“Rippling Song Of Scars“ by Chinecherem Enujioke
Chinecherem Enujioke(she/her/hers), TPC XV, is an emerging black poet from Nigeria. She is an undergraduate at Nnamdi Azikiwe University, Awka, where she studies Human Anatomy. Her works have appeared in PoetrycolumnND and World Voices Magazine. She is the Research Editor of The Moulder, a print magazine that publishes girl-child related issues in Nigeria. She tweets @VCenujioke and on Instagram, she is @vcenujioke.
A Word from the Author:
Two years ago, a dear friend confided in me about the seething hatred she harbored after enduring violation by her husband. My heart went out to her, and in that moment, I felt an unbreakable bond with all the young girls in my country who have no voice, whose pain etches deep into their children. This poem serves as a prayer for them, or perhaps as a means for them to inhale new life, to break free from their stifled whispers.
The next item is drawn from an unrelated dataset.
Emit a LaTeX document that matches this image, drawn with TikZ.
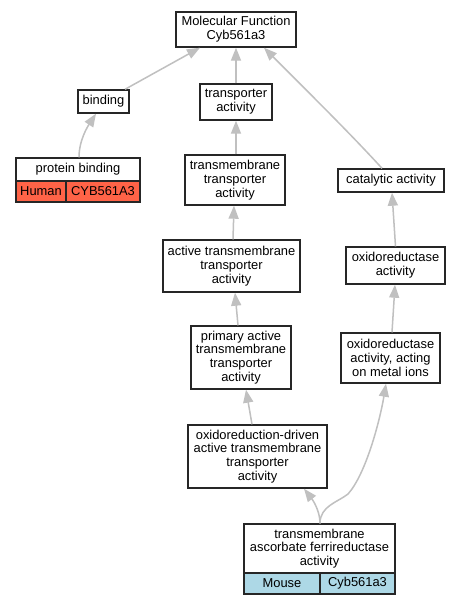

I penned this poem not to claim comprehension but to assure them that I bear witness to their struggles and echo the same words they utter, for the sake of my country, for the sake of all those who perpetuate the wars they wage within themselves.
Rippling Song of Scars
For every child, surviving abuse.
my therapist warns that my hate will consume me/so, i begin from childhood
may the grief of my innocence bear me witness/i write from the chords of an
eight-year-old/one who knew voices that did not speak/one who knew hands
whose coarseness ripped her off her innocence/she had watched the blue sky and
saw it grey/she had sought the rains and each time they came/the drops brought
dust/the one that tastes like the brown of rusted zinc/i write from the chords of an
eighteen-year-old/who after ten years still sees dreams/each night
begging the cosmos for amnesia/where i am/there are no ripples in the
water/the calm intrigues me/i put my feet in the calm stream/ and forget how
still waters run deep/that its depth may take my dreams away/and like
God/breathe in me anew/that where my faith fails/fate may be on hold or do its
worst/that, is the only way i can have amnesia/and not forget the face of my
mother/i write from the chords of a mother/whose voice is an octave that leaves
cracks in pillars and walls/like the stroke of koboko on the succulent bum of a
maiden/each crack with a scar/each scar with a story/of how hands that broke
her walls live free from bars/my mother tells me to be patient/that all troubled
waters will calm/that even shards of a broken mirror are all mirrors/so, the night
i heard that his cerebrospinal fluid had gorged the thirst of the lustered tars
i became/when he breathed his last/i took my first/fifty years of terror breaks
now/she greys into her scars/she fades like the dream i no longer have.